MH : À la fin du livre, je n'ai pu m'empêcher de penser que l'Amérique contemporaine est comme une grande Nouvelle-Orléans, en termes de COVID, bien sûr, mais encore plus en ce qui concerne le changement climatique. Nous avons ce système de production archaïque basé sur les émissions de carbone et la croissance incessante, et une élite dont l'intérêt immédiat est de maintenir les choses en l'état.
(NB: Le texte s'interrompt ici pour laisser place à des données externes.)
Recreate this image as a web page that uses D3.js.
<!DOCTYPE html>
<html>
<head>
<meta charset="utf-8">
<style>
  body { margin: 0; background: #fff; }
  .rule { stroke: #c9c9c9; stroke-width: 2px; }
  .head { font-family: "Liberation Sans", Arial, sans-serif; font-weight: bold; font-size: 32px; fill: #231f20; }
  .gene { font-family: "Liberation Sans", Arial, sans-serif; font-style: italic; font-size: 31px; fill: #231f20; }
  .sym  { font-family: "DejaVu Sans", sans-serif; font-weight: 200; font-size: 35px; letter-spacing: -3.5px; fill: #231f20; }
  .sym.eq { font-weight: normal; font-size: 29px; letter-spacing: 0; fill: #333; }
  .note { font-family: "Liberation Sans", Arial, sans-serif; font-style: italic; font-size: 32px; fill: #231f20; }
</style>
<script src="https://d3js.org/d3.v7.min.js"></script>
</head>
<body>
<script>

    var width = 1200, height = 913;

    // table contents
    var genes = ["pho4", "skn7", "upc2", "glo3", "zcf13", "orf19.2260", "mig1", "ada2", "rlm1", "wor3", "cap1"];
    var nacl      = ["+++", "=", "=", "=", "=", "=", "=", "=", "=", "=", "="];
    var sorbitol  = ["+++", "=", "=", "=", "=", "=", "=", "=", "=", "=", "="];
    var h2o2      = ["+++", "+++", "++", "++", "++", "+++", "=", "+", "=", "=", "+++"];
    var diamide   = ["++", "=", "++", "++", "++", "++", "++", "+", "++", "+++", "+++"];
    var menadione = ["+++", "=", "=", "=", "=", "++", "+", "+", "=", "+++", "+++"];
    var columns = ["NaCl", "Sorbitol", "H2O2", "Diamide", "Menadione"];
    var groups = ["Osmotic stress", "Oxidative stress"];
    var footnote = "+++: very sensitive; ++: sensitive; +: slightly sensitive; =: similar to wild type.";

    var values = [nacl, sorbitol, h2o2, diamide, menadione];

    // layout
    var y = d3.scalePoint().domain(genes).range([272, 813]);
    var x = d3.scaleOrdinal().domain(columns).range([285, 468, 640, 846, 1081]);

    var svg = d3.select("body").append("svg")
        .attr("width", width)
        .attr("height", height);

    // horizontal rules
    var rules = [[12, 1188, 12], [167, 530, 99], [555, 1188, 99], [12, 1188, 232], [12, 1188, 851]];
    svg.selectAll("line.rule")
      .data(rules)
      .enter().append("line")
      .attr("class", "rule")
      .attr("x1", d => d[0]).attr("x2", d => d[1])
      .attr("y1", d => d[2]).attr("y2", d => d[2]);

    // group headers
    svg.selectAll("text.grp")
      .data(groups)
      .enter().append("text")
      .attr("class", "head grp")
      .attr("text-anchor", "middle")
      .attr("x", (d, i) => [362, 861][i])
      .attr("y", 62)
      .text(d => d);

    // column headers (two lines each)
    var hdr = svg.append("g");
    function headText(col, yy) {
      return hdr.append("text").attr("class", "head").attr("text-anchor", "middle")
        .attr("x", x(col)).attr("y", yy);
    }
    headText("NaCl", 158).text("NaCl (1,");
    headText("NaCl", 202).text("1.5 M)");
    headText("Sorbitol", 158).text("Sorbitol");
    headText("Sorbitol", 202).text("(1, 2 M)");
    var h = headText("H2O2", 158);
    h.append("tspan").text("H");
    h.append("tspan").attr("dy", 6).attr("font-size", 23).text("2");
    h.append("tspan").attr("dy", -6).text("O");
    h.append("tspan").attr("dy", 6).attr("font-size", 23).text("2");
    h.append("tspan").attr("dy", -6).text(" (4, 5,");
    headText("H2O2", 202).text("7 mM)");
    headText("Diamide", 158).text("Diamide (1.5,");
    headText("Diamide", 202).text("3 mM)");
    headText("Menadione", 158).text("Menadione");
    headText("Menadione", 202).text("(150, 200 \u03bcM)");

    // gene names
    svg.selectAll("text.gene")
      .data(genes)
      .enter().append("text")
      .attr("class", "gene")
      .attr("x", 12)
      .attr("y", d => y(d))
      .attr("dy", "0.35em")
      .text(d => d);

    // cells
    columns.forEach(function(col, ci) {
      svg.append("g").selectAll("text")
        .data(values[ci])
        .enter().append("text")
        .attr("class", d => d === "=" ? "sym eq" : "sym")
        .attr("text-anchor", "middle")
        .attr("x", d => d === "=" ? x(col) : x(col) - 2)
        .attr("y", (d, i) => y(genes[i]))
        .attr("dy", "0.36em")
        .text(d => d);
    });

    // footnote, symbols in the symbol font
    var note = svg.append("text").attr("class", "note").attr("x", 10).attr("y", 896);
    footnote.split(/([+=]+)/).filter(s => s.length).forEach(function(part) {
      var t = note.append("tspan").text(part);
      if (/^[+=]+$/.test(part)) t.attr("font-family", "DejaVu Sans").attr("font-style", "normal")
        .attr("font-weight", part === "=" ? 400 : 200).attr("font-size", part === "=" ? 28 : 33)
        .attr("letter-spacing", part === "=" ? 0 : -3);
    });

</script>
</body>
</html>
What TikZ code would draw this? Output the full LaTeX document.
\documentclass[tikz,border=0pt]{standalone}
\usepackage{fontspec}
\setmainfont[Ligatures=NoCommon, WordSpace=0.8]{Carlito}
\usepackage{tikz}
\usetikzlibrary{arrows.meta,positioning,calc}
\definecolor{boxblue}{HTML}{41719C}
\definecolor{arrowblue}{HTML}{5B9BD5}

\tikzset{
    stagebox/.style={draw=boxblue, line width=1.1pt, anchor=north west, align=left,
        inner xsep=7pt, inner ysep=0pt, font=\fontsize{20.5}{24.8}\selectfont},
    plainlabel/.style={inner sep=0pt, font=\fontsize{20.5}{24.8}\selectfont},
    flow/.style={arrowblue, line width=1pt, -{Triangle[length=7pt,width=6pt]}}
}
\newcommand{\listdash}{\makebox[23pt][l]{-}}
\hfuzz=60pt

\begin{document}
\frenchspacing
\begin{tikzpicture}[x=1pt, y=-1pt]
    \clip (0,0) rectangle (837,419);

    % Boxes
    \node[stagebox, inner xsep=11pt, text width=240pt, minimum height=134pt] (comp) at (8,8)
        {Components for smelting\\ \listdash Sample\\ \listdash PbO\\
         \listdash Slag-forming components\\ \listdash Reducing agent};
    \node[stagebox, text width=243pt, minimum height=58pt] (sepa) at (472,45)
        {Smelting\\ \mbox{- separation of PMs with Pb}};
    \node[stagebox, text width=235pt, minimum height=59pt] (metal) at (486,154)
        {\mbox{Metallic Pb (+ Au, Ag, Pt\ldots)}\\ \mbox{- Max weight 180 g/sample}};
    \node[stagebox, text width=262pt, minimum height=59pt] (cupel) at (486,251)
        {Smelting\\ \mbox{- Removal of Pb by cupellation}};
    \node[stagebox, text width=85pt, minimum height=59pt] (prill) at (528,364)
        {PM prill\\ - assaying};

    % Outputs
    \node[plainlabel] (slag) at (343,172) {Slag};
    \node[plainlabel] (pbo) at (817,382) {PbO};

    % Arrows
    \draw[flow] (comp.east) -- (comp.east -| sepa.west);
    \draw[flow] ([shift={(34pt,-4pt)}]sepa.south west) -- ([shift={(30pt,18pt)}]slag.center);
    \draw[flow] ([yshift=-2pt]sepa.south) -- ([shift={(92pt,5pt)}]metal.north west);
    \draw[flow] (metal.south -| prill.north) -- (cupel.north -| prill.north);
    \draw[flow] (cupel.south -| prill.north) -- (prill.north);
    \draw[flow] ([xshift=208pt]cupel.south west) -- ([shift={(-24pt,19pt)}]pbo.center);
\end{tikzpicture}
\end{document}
KO : Il s'agit d'une élite solidement implantée, limitée dans son imagination et attachée à un système de production qui est en train de nous détruire tous·tes. Mais ce système est très rentable pour eux à court terme, et il est contraire à leurs intérêts de changer quoi que ce soit. Et parce qu'il est si vaste et si effrayant, les élites utilisent sa portée, son échelle et sa complexité pour nous détourner du fait qu'elles pourraient limiter les émissions de carbone. C'est également le cas des immunocapitalistes de la Nouvelle-Orléans. Ils ne cessent de dire : "Oh, c'est un problème trop important, qu'attendez-vous de nous ? » Mais ils ne s'attaquent pas aux personnes et aux systèmes qui rendent notre monde plus chaud et moins hospitalier. Nous savons ce qu'il faut faire, nous avons une idée de la manière dont il faut s'y prendre.